First, Christian missionaries, particularly Catholic missionaries, brought to Africa their long-standing tradition of collecting and carrying with them exotic plants and growing them in mission stations that they established in foreign lands. Jesuits, Capuchin, and the White Fathers missionaries are said to have introduced water hyacinth in the offshore islands of Africa from the early 17th century onward. Around 1900 the White Fathers introduced water hyacinth in Rwanda, at the headwaters of the Kagera River, which drains into Lake Victoria and exits the lake as the Nile River.
 
The second important institution in the transfer of water hyacinth to Africa was the network of botanical gardens and fish hatcheries that Europeans established in Africa from the middle of the 17th century. Subsequently, navigation activities between various European missionary or botanical stations promoted accidental spread of water hyacinth along the African water courses. From an early date European armies discovered that in addition to its aesthetic value, water hyacinth could be employed as a military asset to enhance camouflage in battlefields. In Eastern Africa surviving veterans of the two World Wars recall using water hyacinth mats for that purpose in South East Asia, and when the war was over they carried the plant abroad.
 
The third factor in the spread of water hyacinth in Africa was a network of museums, which emerged in the 19th century. Early samples of water hyacinth are still available in museum herbaria in Africa. The plants escaped from these herbaria to the open water in the 20th century, but mere escape was not enough to allow the plant to proliferate. Another set of factors—change in hydrology and chemistry of African water courses—promoted the expansion of small amounts of water hyacinth to crisis levels.
 
Over the years of its existence in Africa, water hyacinth oscillated from a crop to a weed and back.

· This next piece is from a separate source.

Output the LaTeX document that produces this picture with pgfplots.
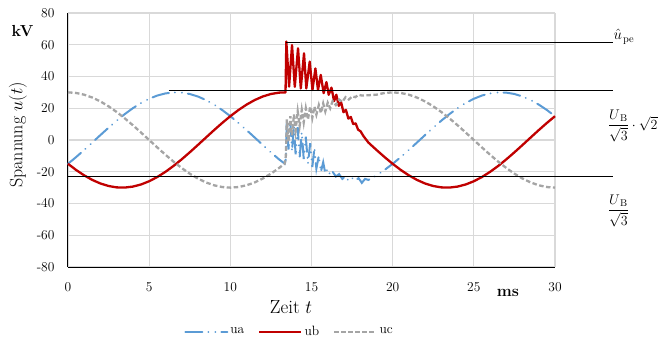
\RequirePackage{fix-cm}
\documentclass[border=0pt]{standalone}
\usepackage{amsmath}
\usepackage{pgfplots}
\pgfplotsset{compat=1.18}
\definecolor{cA}{HTML}{5B9BD5}
\definecolor{cB}{HTML}{C00000}
\definecolor{cC}{HTML}{A5A5A5}
\definecolor{gridc}{HTML}{D9D9D9}
\begin{document}
\begin{tikzpicture}
\begin{axis}[name=ax, scale only axis, width=487pt, height=254pt,
  xmin=0, xmax=30, ymin=-80, ymax=80,
  xtick={0,5,...,30}, ytick={-80,-60,...,80},
  axis x line=bottom, axis y line=left,
  axis line style={-, black, line width=1pt},
  major tick length=0pt,
  grid=major, major grid style={gridc, line width=1.2pt},
  /pgf/number format/assume math mode=true,
  tick label style={font=\fontsize{13.5}{16}\selectfont},
  xticklabel style={yshift=-12pt},
  yticklabel style={xshift=-10pt},
  xlabel={Zeit $t$},
  ylabel={Spannung $u(t)$},
  xlabel style={at={(axis description cs:0.458,-0.157)}, anchor=center, font=\fontsize{19}{22}\selectfont},
  ylabel style={at={(axis description cs:-0.1027,0.52)}, anchor=center, font=\fontsize{18}{21}\selectfont},
  clip=false,
  legend image code/.code={\draw[#1] (0pt,0pt) -- (42pt,0pt);},
  legend style={at={(axis description cs:0.455,-0.2547)}, anchor=center, draw=none, fill=none,
    legend columns=3, font=\fontsize{13.5}{16}\selectfont,
    /tikz/every even column/.append style={column sep=12pt}},
]
\addplot[cA, line width=2pt, line cap=round, dash pattern=on 17pt off 6pt on 0.01pt off 7pt on 0.01pt off 6pt] coordinates {
(0,-15) (0.5,-10.75) (1,-6.24) (1.5,-1.57) (2,3.14) (2.5,7.76) (3,12.20) (3.5,16.34) (4,20.07) (4.5,23.31) (5,25.98) (5.5,28.01) (6,29.34) (6.5,29.96) (7,29.84) (7.5,28.98) (8,27.41) (8.5,25.16) (9,22.29) (9.5,18.88) (10,15) (10.5,10.75) (11,6.24) (11.5,1.57) (12,-3.14) (12.5,-7.76) (13,-12.20) (13.35,-14.9)
(13.42,-12) (13.48,12) (13.58,-6) (13.70,11) (13.80,-7) (13.92,9) (14.02,-9) (14.15,8) (14.27,-11) (14.40,5) (14.52,-12) (14.65,2) (14.78,-15) (14.92,-2) (15.05,-17) (15.18,-5) (15.30,-18) (15.45,-10) (15.58,-20) (15.72,-14) (15.85,-21) (16.0,-18) (16.15,-22) (16.3,-20) (16.5,-23) (16.7,-21.5) (16.9,-24.5) (17.1,-23) (17.3,-26) (17.5,-24) (17.7,-25.5) (17.9,-24) (18.1,-27) (18.3,-24.5) (18.5,-25.16)
(19,-22.29) (19.5,-18.88) (20,-15) (20.5,-10.75) (21,-6.24) (21.5,-1.57) (22,3.14) (22.5,7.76) (23,12.20) (23.5,16.34) (24,20.07) (24.5,23.31) (25,25.98) (25.5,28.01) (26,29.34) (26.5,29.96) (27,29.84) (27.5,28.98) (28,27.41) (28.5,25.16) (29,22.29) (29.5,18.88) (30,15)
};
\addlegendentry{ua}
\addplot[cB, line width=2.3pt, line join=round] coordinates {
(0,-15) (0.5,-18.88) (1,-22.29) (1.5,-25.16) (2,-27.41) (2.5,-28.98) (3,-29.84) (3.5,-29.96) (4,-29.34) (4.5,-28.01) (5,-25.98) (5.5,-23.31) (6,-20.07) (6.5,-16.34) (7,-12.20) (7.5,-7.76) (8,-3.14) (8.5,1.57) (9,6.24) (9.5,10.75) (10,15) (10.5,18.88) (11,22.29) (11.5,25.16) (12,27.41) (12.5,28.98) (13,29.84) (13.4,30)
(13.45,62.0) (13.62,33.6) (13.80,59.8) (13.97,33.5) (14.17,57.8) (14.34,32.5) (14.54,54.6) (14.68,32.5) (14.89,49.4) (15.06,31.5) (15.24,45.1) (15.40,31.5) (15.57,41.0) (15.75,29.5) (15.92,36.5) (16.06,28.5) (16.23,33.0) (16.39,24.5) (16.53,28.5) (16.68,21.5) (16.82,24.0) (16.97,17.5) (17.12,19.0) (17.27,13.5) (17.42,14.5) (17.57,10.0) (17.72,10.5) (17.87,6.5) (18.02,5.5) (18.2,2.5) (18.5,-1.57)
(19,-6.24) (19.5,-10.75) (20,-15) (20.5,-18.88) (21,-22.29) (21.5,-25.16) (22,-27.41) (22.5,-28.98) (23,-29.84) (23.5,-29.96) (24,-29.34) (24.5,-28.01) (25,-25.98) (25.5,-23.31) (26,-20.07) (26.5,-16.34) (27,-12.20) (27.5,-7.76) (28,-3.14) (28.5,1.57) (29,6.24) (29.5,10.75) (30,15)
};
\addlegendentry{ub}
\addplot[cC, line width=2.3pt, dash pattern=on 4.5pt off 2.5pt] coordinates {
(0,30) (0.5,29.63) (1,28.53) (1.5,26.73) (2,24.27) (2.5,21.21) (3,17.63) (3.5,13.62) (4,9.27) (4.5,4.69) (5,0) (5.5,-4.69) (6,-9.27) (6.5,-13.62) (7,-17.63) (7.5,-21.21) (8,-24.27) (8.5,-26.73) (9,-28.53) (9.5,-29.63) (10,-30) (10.5,-29.63) (11,-28.53) (11.5,-26.73) (12,-24.27) (12.5,-21.21) (13,-17.63) (13.35,-14.87)
(13.42,-10) (13.48,13) (13.58,-1) (13.70,15) (13.80,3) (13.92,16) (14.02,6) (14.15,18) (14.27,9) (14.40,19) (14.52,11) (14.65,20) (14.78,13) (14.92,21) (15.05,14) (15.18,21) (15.30,16) (15.45,22) (15.58,17) (15.72,23) (15.85,18) (16.0,23.5) (16.15,20) (16.3,24.5) (16.5,22) (16.7,25.5) (16.9,24) (17.1,27) (17.3,25.5) (17.5,27.5) (17.7,27) (17.9,28.5) (18.1,28) (18.5,28.2)
(19,28.53) (19.5,29.63) (20,30) (20.5,29.63) (21,28.53) (21.5,26.73) (22,24.27) (22.5,21.21) (23,17.63) (23.5,13.62) (24,9.27) (24.5,4.69) (25,0) (25.5,-4.69) (26,-9.27) (26.5,-13.62) (27,-17.63) (27.5,-21.21) (28,-24.27) (28.5,-26.73) (29,-28.53) (29.5,-29.63) (30,-30)
};
\addlegendentry{uc}
\addplot[black, line width=1pt, forget plot] coordinates {(13.45,61.7) (33.58,61.7)};
\addplot[black, line width=1pt, forget plot] coordinates {(6.2,30.9) (33.58,30.9)};
\addplot[black, line width=1pt, forget plot] coordinates {(0,-22.7) (33.58,-22.7)};
\node[anchor=base west, inner sep=0pt, font=\fontsize{15}{17}\selectfont] at (axis cs:33.6,63) {$\hat{u}_{\kern1pt\mathrm{pe}}$};
\node[anchor=west, inner sep=0pt, font=\fontsize{14}{16}\selectfont] at (axis cs:33.25,8.8) {$\dfrac{U_{\kern1.5pt\mathrm{B}}}{\sqrt{3}}\cdot\sqrt{2}$};
\node[anchor=west, inner sep=0pt, font=\fontsize{14}{16}\selectfont] at (axis cs:33.25,-44.8) {$\dfrac{U_{\kern1.5pt\mathrm{B}}}{\sqrt{3}}$};
\node[font=\fontsize{16}{18}\selectfont\bfseries] at (axis cs:-2.8,68.8) {kV};
\node[font=\fontsize{16}{18}\selectfont\bfseries] at (axis cs:27.1,-96.2) {ms};
\end{axis}
\path ([xshift=-68pt,yshift=-70pt]ax.south west) rectangle ([xshift=116pt,yshift=13pt]ax.north east);
\end{tikzpicture}
\end{document}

That is to say, while the majority of scientists see water hyacinth as a noxious weed posing an ecological disaster on pristine aquatic environments, many locals have taken water hyacinth as an economic opportunity.  Programs to remove the plants have employed thousands of people who were jobless before. But there have been other, more important advantages to Lake Victoria’s shoreline residents.

imageFurniture of water hyacinth
made in Vietnam
Photo: VVG Vietnam/Handicrafts

Members of several women’s groups and handicapped groups that I interviewed in 2001-2002 had come together to form “Community Based Organizations” (CBOs) to harvest and process water hyacinth and manufacture a variety of exotic products: paper, from which the CBOs make books (I have several samples; my current diary 2005-2006 is make of water hyacinth paper!), pulp, cards, lampshades, excellent furniture, baskets, footwear, cordage, fodder for animals, and gas. Along the Nile, water hyacinth is turned into ropes, which are used to make makeshift bridges across the mighty river. I have heard that some people have experimented with water hyacinth as a substitute for tea and will confirm this during my forthcoming trip to Lake Victoria.

While scientists claim that water hyacinth kills fish and other aquatic species, in the 1990s locals testified to a spectacular return of fish species that had disappeared since the 1930s. On close examination,  other researchers and I realized that hyacinth provided shelter for these species against the predatory Nile Perch, which was artificially introduced into the lake in the 1930s. Water hyacinth also provided a breeding ground for the endangered species. The residents claim that between the 1930s and 1970s policy makers advocated the removal of floating islands (locally called Abuoro), which though an impediment to navigation, were the breeding ground for those fish species. Clearly, people who live along Lake Victoria see water hyacinth as a double-edged sword of nature.